▶ [Given exercise]:
Reproduce every entry below precisely; do not include the pictures.

(Collected data)
============
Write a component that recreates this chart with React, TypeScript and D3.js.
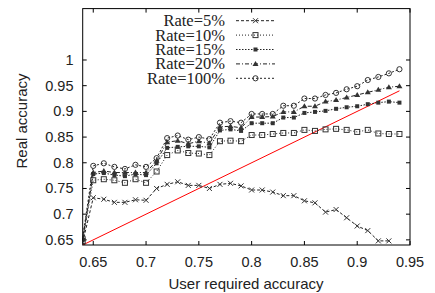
import * as d3 from "d3";

const xValues = [0.64, 0.65, 0.66, 0.67, 0.68, 0.69, 0.7, 0.71, 0.72, 0.73, 0.74, 0.75, 0.76, 0.77, 0.78, 0.79, 0.8, 0.81, 0.82, 0.83, 0.84, 0.85, 0.86, 0.87, 0.88, 0.89, 0.9, 0.91, 0.92, 0.93, 0.94];

const rate5 = [0.645, 0.732, 0.729, 0.723, 0.723, 0.728, 0.727, 0.75, 0.758, 0.763, 0.756, 0.756, 0.75, 0.758, 0.76, 0.755, 0.747, 0.747, 0.743, 0.736, 0.736, 0.726, 0.722, 0.704, 0.709, 0.693, 0.677, 0.668, 0.648, 0.648];
const rate10 = [0.648, 0.766, 0.768, 0.766, 0.761, 0.768, 0.761, 0.783, 0.815, 0.824, 0.819, 0.818, 0.815, 0.842, 0.843, 0.842, 0.854, 0.854, 0.856, 0.858, 0.858, 0.864, 0.862, 0.865, 0.866, 0.864, 0.86, 0.864, 0.857, 0.856, 0.856];
const rate15 = [0.65, 0.778, 0.78, 0.776, 0.774, 0.778, 0.776, 0.799, 0.829, 0.831, 0.832, 0.832, 0.83, 0.863, 0.865, 0.862, 0.877, 0.877, 0.877, 0.888, 0.888, 0.897, 0.899, 0.901, 0.905, 0.908, 0.91, 0.914, 0.917, 0.919, 0.917];
const rate20 = [0.652, 0.781, 0.784, 0.781, 0.781, 0.781, 0.781, 0.804, 0.84, 0.843, 0.837, 0.842, 0.838, 0.87, 0.871, 0.868, 0.889, 0.889, 0.89, 0.899, 0.899, 0.91, 0.91, 0.919, 0.922, 0.927, 0.932, 0.937, 0.942, 0.947, 0.949];
const rate100 = [0.655, 0.794, 0.799, 0.792, 0.788, 0.796, 0.792, 0.809, 0.848, 0.853, 0.845, 0.85, 0.846, 0.878, 0.881, 0.878, 0.895, 0.895, 0.895, 0.911, 0.911, 0.925, 0.925, 0.932, 0.936, 0.943, 0.949, 0.961, 0.967, 0.974, 0.982];

const xTicks = [0.65, 0.7, 0.75, 0.8, 0.85, 0.9, 0.95];
const yTicks = [0.65, 0.7, 0.75, 0.8, 0.85, 0.9, 0.95, 1];
const diagonal = [0.64, 0.94];

const series = [
  { label: "Rate=5%", values: rate5, dash: "3,2", marker: "cross" },
  { label: "Rate=10%", values: rate10, dash: "1,2", marker: "square" },
  { label: "Rate=15%", values: rate15, dash: "1.5,1.5", marker: "filled" },
  { label: "Rate=20%", values: rate20, dash: "4,2,1,2", marker: "triangle" },
  { label: "Rate=100%", values: rate100, dash: "2,2", marker: "circle" },
];

const W = 435;
const H = 293;
const m = { left: 82.7, right: 410, top: 8.6, bottom: 245 };

function Marker({ type, x, y }: { type: string; x: number; y: number }) {
  const c = "#333";
  if (type === "cross")
    return (
      <path d={`M${x - 2.5},${y - 2.5}L${x + 2.5},${y + 2.5}M${x - 2.5},${y + 2.5}L${x + 2.5},${y - 2.5}`} stroke={c} strokeWidth={1} />
    );
  if (type === "square")
    return <rect x={x - 2.5} y={y - 2.5} width={5} height={5} fill="none" stroke={c} strokeWidth={1} />;
  if (type === "filled") return <rect x={x - 2} y={y - 2} width={4} height={4} fill={c} />;
  if (type === "triangle")
    return <path d={`M${x},${y - 3}L${x + 3},${y + 2}L${x - 3},${y + 2}Z`} fill={c} />;
  return <circle cx={x} cy={y} r={2.6} fill="none" stroke={c} strokeWidth={1} />;
}

export default function App() {
  const x = d3.scaleLinear().domain([0.64, 0.95]).range([m.left, m.right]);
  const y = d3.scaleLinear().domain([0.64, 1.1]).range([m.bottom, m.top]);
  const line = d3
    .line<number>()
    .x((_, i) => x(xValues[i]))
    .y((d) => y(d));

  const sans = "'Liberation Sans', Arial, sans-serif";
  const serif = "'Liberation Serif', 'Times New Roman', serif";

  return (
    <svg width={W} height={H} style={{ position: "absolute", left: 0, top: 0, background: "#fff" }}>
      <defs>
        <clipPath id="plot">
          <rect x={m.left} y={m.top} width={m.right - m.left} height={m.bottom - m.top} />
        </clipPath>
      </defs>

      {/* ticks, mirrored on all sides and pointing inward */}
      {xTicks.map((t) => (
        <g key={"x" + t}>
          <line x1={x(t)} x2={x(t)} y1={m.bottom} y2={m.bottom - 4} stroke="#000" />
          <line x1={x(t)} x2={x(t)} y1={m.top} y2={m.top + 4} stroke="#000" />
          <text x={x(t)} y={267} textAnchor="middle" fontFamily={sans} fontSize={14.5} fill="#222">
            {t}
          </text>
        </g>
      ))}
      {yTicks.map((t) => (
        <g key={"y" + t}>
          <line x1={m.left} x2={m.left + 4} y1={y(t)} y2={y(t)} stroke="#000" />
          <line x1={m.right} x2={m.right - 4} y1={y(t)} y2={y(t)} stroke="#000" />
          <text x={73.5} y={y(t) + 5} textAnchor="end" fontFamily={sans} fontSize={14.5} fill="#222">
            {t}
          </text>
        </g>
      ))}

      <text x={246} y={289} textAnchor="middle" fontFamily={sans} fontSize={15} fill="#222">
        User required accuracy
      </text>
      <text transform="translate(27,121) rotate(-90)" textAnchor="middle" fontFamily={sans} fontSize={15} fill="#222">
        Real accuracy
      </text>

      <g clipPath="url(#plot)">
        <line
          x1={x(diagonal[0])}
          y1={y(diagonal[0])}
          x2={x(diagonal[1])}
          y2={y(diagonal[1])}
          stroke="#f00"
          strokeWidth={1}
        />
        {series.map((s) => (
          <g key={s.label}>
            <path d={line(s.values) ?? ""} fill="none" stroke="#222" strokeWidth={1} strokeDasharray={s.dash} />
            {s.values.map((v, i) => (
              <Marker key={i} type={s.marker} x={x(xValues[i])} y={y(v)} />
            ))}
          </g>
        ))}
      </g>

      {/* legend */}
      {series.map((s, i) => {
        const ly = 20.7 + i * 14.4;
        return (
          <g key={"leg" + s.label}>
            <text x={225} y={ly + 5.5} textAnchor="end" fontFamily={serif} fontSize={16.5} fill="#222">
              {s.label}
            </text>
            <line x1={236} x2={275} y1={ly} y2={ly} stroke="#222" strokeDasharray={s.dash} />
            <Marker type={s.marker} x={255.5} y={ly} />
          </g>
        );
      })}

      <rect x={m.left} y={m.top} width={m.right - m.left} height={m.bottom - m.top} fill="none" stroke="#000" strokeWidth={1} />
    </svg>
  );
}
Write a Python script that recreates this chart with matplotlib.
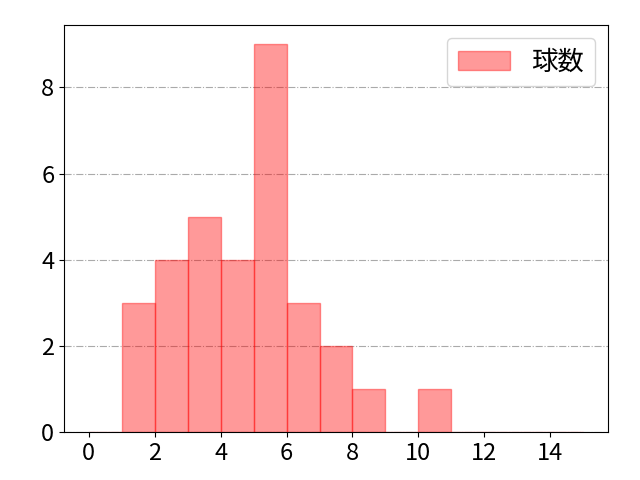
============
▶ [Answer to the task]:
Write a component that recreates this chart with React, TypeScript and D3.js.
import * as d3 from "d3";

const xValues = [0.64, 0.65, 0.66, 0.67, 0.68, 0.69, 0.7, 0.71, 0.72, 0.73, 0.74, 0.75, 0.76, 0.77, 0.78, 0.79, 0.8, 0.81, 0.82, 0.83, 0.84, 0.85, 0.86, 0.87, 0.88, 0.89, 0.9, 0.91, 0.92, 0.93, 0.94];

const rate5 = [0.645, 0.732, 0.729, 0.723, 0.723, 0.728, 0.727, 0.75, 0.758, 0.763, 0.756, 0.756, 0.75, 0.758, 0.76, 0.755, 0.747, 0.747, 0.743, 0.736, 0.736, 0.726, 0.722, 0.704, 0.709, 0.693, 0.677, 0.668, 0.648, 0.648];
const rate10 = [0.648, 0.766, 0.768, 0.766, 0.761, 0.768, 0.761, 0.783, 0.815, 0.824, 0.819, 0.818, 0.815, 0.842, 0.843, 0.842, 0.854, 0.854, 0.856, 0.858, 0.858, 0.864, 0.862, 0.865, 0.866, 0.864, 0.86, 0.864, 0.857, 0.856, 0.856];
const rate15 = [0.65, 0.778, 0.78, 0.776, 0.774, 0.778, 0.776, 0.799, 0.829, 0.831, 0.832, 0.832, 0.83, 0.863, 0.865, 0.862, 0.877, 0.877, 0.877, 0.888, 0.888, 0.897, 0.899, 0.901, 0.905, 0.908, 0.91, 0.914, 0.917, 0.919, 0.917];
const rate20 = [0.652, 0.781, 0.784, 0.781, 0.781, 0.781, 0.781, 0.804, 0.84, 0.843, 0.837, 0.842, 0.838, 0.87, 0.871, 0.868, 0.889, 0.889, 0.89, 0.899, 0.899, 0.91, 0.91, 0.919, 0.922, 0.927, 0.932, 0.937, 0.942, 0.947, 0.949];
const rate100 = [0.655, 0.794, 0.799, 0.792, 0.788, 0.796, 0.792, 0.809, 0.848, 0.853, 0.845, 0.85, 0.846, 0.878, 0.881, 0.878, 0.895, 0.895, 0.895, 0.911, 0.911, 0.925, 0.925, 0.932, 0.936, 0.943, 0.949, 0.961, 0.967, 0.974, 0.982];

const xTicks = [0.65, 0.7, 0.75, 0.8, 0.85, 0.9, 0.95];
const yTicks = [0.65, 0.7, 0.75, 0.8, 0.85, 0.9, 0.95, 1];
const diagonal = [0.64, 0.94];

const series = [
  { label: "Rate=5%", values: rate5, dash: "3,2", marker: "cross" },
  { label: "Rate=10%", values: rate10, dash: "1,2", marker: "square" },
  { label: "Rate=15%", values: rate15, dash: "1.5,1.5", marker: "filled" },
  { label: "Rate=20%", values: rate20, dash: "4,2,1,2", marker: "triangle" },
  { label: "Rate=100%", values: rate100, dash: "2,2", marker: "circle" },
];

const W = 435;
const H = 293;
const m = { left: 82.7, right: 410, top: 8.6, bottom: 245 };

function Marker({ type, x, y }: { type: string; x: number; y: number }) {
  const c = "#333";
  if (type === "cross")
    return (
      <path d={`M${x - 2.5},${y - 2.5}L${x + 2.5},${y + 2.5}M${x - 2.5},${y + 2.5}L${x + 2.5},${y - 2.5}`} stroke={c} strokeWidth={1} />
    );
  if (type === "square")
    return <rect x={x - 2.5} y={y - 2.5} width={5} height={5} fill="none" stroke={c} strokeWidth={1} />;
  if (type === "filled") return <rect x={x - 2} y={y - 2} width={4} height={4} fill={c} />;
  if (type === "triangle")
    return <path d={`M${x},${y - 3}L${x + 3},${y + 2}L${x - 3},${y + 2}Z`} fill={c} />;
  return <circle cx={x} cy={y} r={2.6} fill="none" stroke={c} strokeWidth={1} />;
}

export default function App() {
  const x = d3.scaleLinear().domain([0.64, 0.95]).range([m.left, m.right]);
  const y = d3.scaleLinear().domain([0.64, 1.1]).range([m.bottom, m.top]);
  const line = d3
    .line<number>()
    .x((_, i) => x(xValues[i]))
    .y((d) => y(d));

  const sans = "'Liberation Sans', Arial, sans-serif";
  const serif = "'Liberation Serif', 'Times New Roman', serif";

  return (
    <svg width={W} height={H} style={{ position: "absolute", left: 0, top: 0, background: "#fff" }}>
      <defs>
        <clipPath id="plot">
          <rect x={m.left} y={m.top} width={m.right - m.left} height={m.bottom - m.top} />
        </clipPath>
      </defs>

      {/* ticks, mirrored on all sides and pointing inward */}
      {xTicks.map((t) => (
        <g key={"x" + t}>
          <line x1={x(t)} x2={x(t)} y1={m.bottom} y2={m.bottom - 4} stroke="#000" />
          <line x1={x(t)} x2={x(t)} y1={m.top} y2={m.top + 4} stroke="#000" />
          <text x={x(t)} y={267} textAnchor="middle" fontFamily={sans} fontSize={14.5} fill="#222">
            {t}
          </text>
        </g>
      ))}
      {yTicks.map((t) => (
        <g key={"y" + t}>
          <line x1={m.left} x2={m.left + 4} y1={y(t)} y2={y(t)} stroke="#000" />
          <line x1={m.right} x2={m.right - 4} y1={y(t)} y2={y(t)} stroke="#000" />
          <text x={73.5} y={y(t) + 5} textAnchor="end" fontFamily={sans} fontSize={14.5} fill="#222">
            {t}
          </text>
        </g>
      ))}

      <text x={246} y={289} textAnchor="middle" fontFamily={sans} fontSize={15} fill="#222">
        User required accuracy
      </text>
      <text transform="translate(27,121) rotate(-90)" textAnchor="middle" fontFamily={sans} fontSize={15} fill="#222">
        Real accuracy
      </text>

      <g clipPath="url(#plot)">
        <line
          x1={x(diagonal[0])}
          y1={y(diagonal[0])}
          x2={x(diagonal[1])}
          y2={y(diagonal[1])}
          stroke="#f00"
          strokeWidth={1}
        />
        {series.map((s) => (
          <g key={s.label}>
            <path d={line(s.values) ?? ""} fill="none" stroke="#222" strokeWidth={1} strokeDasharray={s.dash} />
            {s.values.map((v, i) => (
              <Marker key={i} type={s.marker} x={x(xValues[i])} y={y(v)} />
            ))}
          </g>
        ))}
      </g>

      {/* legend */}
      {series.map((s, i) => {
        const ly = 20.7 + i * 14.4;
        return (
          <g key={"leg" + s.label}>
            <text x={225} y={ly + 5.5} textAnchor="end" fontFamily={serif} fontSize={16.5} fill="#222">
              {s.label}
            </text>
            <line x1={236} x2={275} y1={ly} y2={ly} stroke="#222" strokeDasharray={s.dash} />
            <Marker type={s.marker} x={255.5} y={ly} />
          </g>
        );
      })}

      <rect x={m.left} y={m.top} width={m.right - m.left} height={m.bottom - m.top} fill="none" stroke="#000" strokeWidth={1} />
    </svg>
  );
}
Write a Python script that recreates this chart with matplotlib.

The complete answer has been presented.